==== Data for the task ====
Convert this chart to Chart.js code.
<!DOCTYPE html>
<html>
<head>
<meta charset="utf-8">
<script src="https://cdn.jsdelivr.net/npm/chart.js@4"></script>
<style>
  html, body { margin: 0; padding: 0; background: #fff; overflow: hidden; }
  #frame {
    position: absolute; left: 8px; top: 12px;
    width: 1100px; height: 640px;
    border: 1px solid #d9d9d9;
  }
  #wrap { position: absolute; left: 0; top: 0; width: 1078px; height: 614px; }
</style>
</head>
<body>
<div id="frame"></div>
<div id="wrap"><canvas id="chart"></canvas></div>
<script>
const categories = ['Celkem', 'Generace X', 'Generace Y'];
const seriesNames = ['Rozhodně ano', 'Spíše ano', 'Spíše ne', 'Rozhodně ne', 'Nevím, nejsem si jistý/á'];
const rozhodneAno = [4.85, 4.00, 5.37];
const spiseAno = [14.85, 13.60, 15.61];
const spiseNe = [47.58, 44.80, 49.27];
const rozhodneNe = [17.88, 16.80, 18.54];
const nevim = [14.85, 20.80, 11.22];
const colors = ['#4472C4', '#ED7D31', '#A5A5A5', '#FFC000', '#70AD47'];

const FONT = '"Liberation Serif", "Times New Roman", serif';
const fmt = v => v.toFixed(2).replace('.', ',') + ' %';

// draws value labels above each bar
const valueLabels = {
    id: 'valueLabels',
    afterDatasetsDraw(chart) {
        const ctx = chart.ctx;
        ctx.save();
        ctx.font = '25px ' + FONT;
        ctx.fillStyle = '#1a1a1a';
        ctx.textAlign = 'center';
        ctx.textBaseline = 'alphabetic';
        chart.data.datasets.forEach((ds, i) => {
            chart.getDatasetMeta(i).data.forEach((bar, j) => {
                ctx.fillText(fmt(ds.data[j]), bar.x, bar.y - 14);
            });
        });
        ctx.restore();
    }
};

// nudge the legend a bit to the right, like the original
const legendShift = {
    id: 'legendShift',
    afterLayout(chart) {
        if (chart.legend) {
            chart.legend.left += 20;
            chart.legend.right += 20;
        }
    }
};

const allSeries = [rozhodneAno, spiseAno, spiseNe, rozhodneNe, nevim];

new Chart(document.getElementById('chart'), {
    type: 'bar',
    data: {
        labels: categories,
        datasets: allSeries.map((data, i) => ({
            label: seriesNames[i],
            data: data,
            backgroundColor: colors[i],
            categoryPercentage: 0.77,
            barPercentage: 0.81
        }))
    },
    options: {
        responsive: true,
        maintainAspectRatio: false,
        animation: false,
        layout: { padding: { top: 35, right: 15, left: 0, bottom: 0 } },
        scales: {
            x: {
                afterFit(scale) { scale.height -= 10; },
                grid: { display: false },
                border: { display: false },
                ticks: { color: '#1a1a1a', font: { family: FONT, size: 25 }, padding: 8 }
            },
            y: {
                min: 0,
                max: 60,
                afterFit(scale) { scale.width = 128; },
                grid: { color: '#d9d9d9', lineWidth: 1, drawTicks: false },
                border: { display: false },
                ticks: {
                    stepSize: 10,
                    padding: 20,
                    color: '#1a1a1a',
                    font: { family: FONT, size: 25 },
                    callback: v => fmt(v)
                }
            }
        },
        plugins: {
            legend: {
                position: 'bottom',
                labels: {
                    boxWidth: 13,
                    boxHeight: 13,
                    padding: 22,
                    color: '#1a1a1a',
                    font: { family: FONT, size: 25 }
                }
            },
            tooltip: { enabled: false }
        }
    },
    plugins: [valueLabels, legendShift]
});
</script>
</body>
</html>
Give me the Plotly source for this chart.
====
- [What needs to be done] Reproduce all of the records exactly.

- [Reply to the exercise]
Convert this chart to Chart.js code.
<!DOCTYPE html>
<html>
<head>
<meta charset="utf-8">
<script src="https://cdn.jsdelivr.net/npm/chart.js@4"></script>
<style>
  html, body { margin: 0; padding: 0; background: #fff; overflow: hidden; }
  #frame {
    position: absolute; left: 8px; top: 12px;
    width: 1100px; height: 640px;
    border: 1px solid #d9d9d9;
  }
  #wrap { position: absolute; left: 0; top: 0; width: 1078px; height: 614px; }
</style>
</head>
<body>
<div id="frame"></div>
<div id="wrap"><canvas id="chart"></canvas></div>
<script>
const categories = ['Celkem', 'Generace X', 'Generace Y'];
const seriesNames = ['Rozhodně ano', 'Spíše ano', 'Spíše ne', 'Rozhodně ne', 'Nevím, nejsem si jistý/á'];
const rozhodneAno = [4.85, 4.00, 5.37];
const spiseAno = [14.85, 13.60, 15.61];
const spiseNe = [47.58, 44.80, 49.27];
const rozhodneNe = [17.88, 16.80, 18.54];
const nevim = [14.85, 20.80, 11.22];
const colors = ['#4472C4', '#ED7D31', '#A5A5A5', '#FFC000', '#70AD47'];

const FONT = '"Liberation Serif", "Times New Roman", serif';
const fmt = v => v.toFixed(2).replace('.', ',') + ' %';

// draws value labels above each bar
const valueLabels = {
    id: 'valueLabels',
    afterDatasetsDraw(chart) {
        const ctx = chart.ctx;
        ctx.save();
        ctx.font = '25px ' + FONT;
        ctx.fillStyle = '#1a1a1a';
        ctx.textAlign = 'center';
        ctx.textBaseline = 'alphabetic';
        chart.data.datasets.forEach((ds, i) => {
            chart.getDatasetMeta(i).data.forEach((bar, j) => {
                ctx.fillText(fmt(ds.data[j]), bar.x, bar.y - 14);
            });
        });
        ctx.restore();
    }
};

// nudge the legend a bit to the right, like the original
const legendShift = {
    id: 'legendShift',
    afterLayout(chart) {
        if (chart.legend) {
            chart.legend.left += 20;
            chart.legend.right += 20;
        }
    }
};

const allSeries = [rozhodneAno, spiseAno, spiseNe, rozhodneNe, nevim];

new Chart(document.getElementById('chart'), {
    type: 'bar',
    data: {
        labels: categories,
        datasets: allSeries.map((data, i) => ({
            label: seriesNames[i],
            data: data,
            backgroundColor: colors[i],
            categoryPercentage: 0.77,
            barPercentage: 0.81
        }))
    },
    options: {
        responsive: true,
        maintainAspectRatio: false,
        animation: false,
        layout: { padding: { top: 35, right: 15, left: 0, bottom: 0 } },
        scales: {
            x: {
                afterFit(scale) { scale.height -= 10; },
                grid: { display: false },
                border: { display: false },
                ticks: { color: '#1a1a1a', font: { family: FONT, size: 25 }, padding: 8 }
            },
            y: {
                min: 0,
                max: 60,
                afterFit(scale) { scale.width = 128; },
                grid: { color: '#d9d9d9', lineWidth: 1, drawTicks: false },
                border: { display: false },
                ticks: {
                    stepSize: 10,
                    padding: 20,
                    color: '#1a1a1a',
                    font: { family: FONT, size: 25 },
                    callback: v => fmt(v)
                }
            }
        },
        plugins: {
            legend: {
                position: 'bottom',
                labels: {
                    boxWidth: 13,
                    boxHeight: 13,
                    padding: 22,
                    color: '#1a1a1a',
                    font: { family: FONT, size: 25 }
                }
            },
            tooltip: { enabled: false }
        }
    },
    plugins: [valueLabels, legendShift]
});
</script>
</body>
</html>
Give me the Plotly source for this chart.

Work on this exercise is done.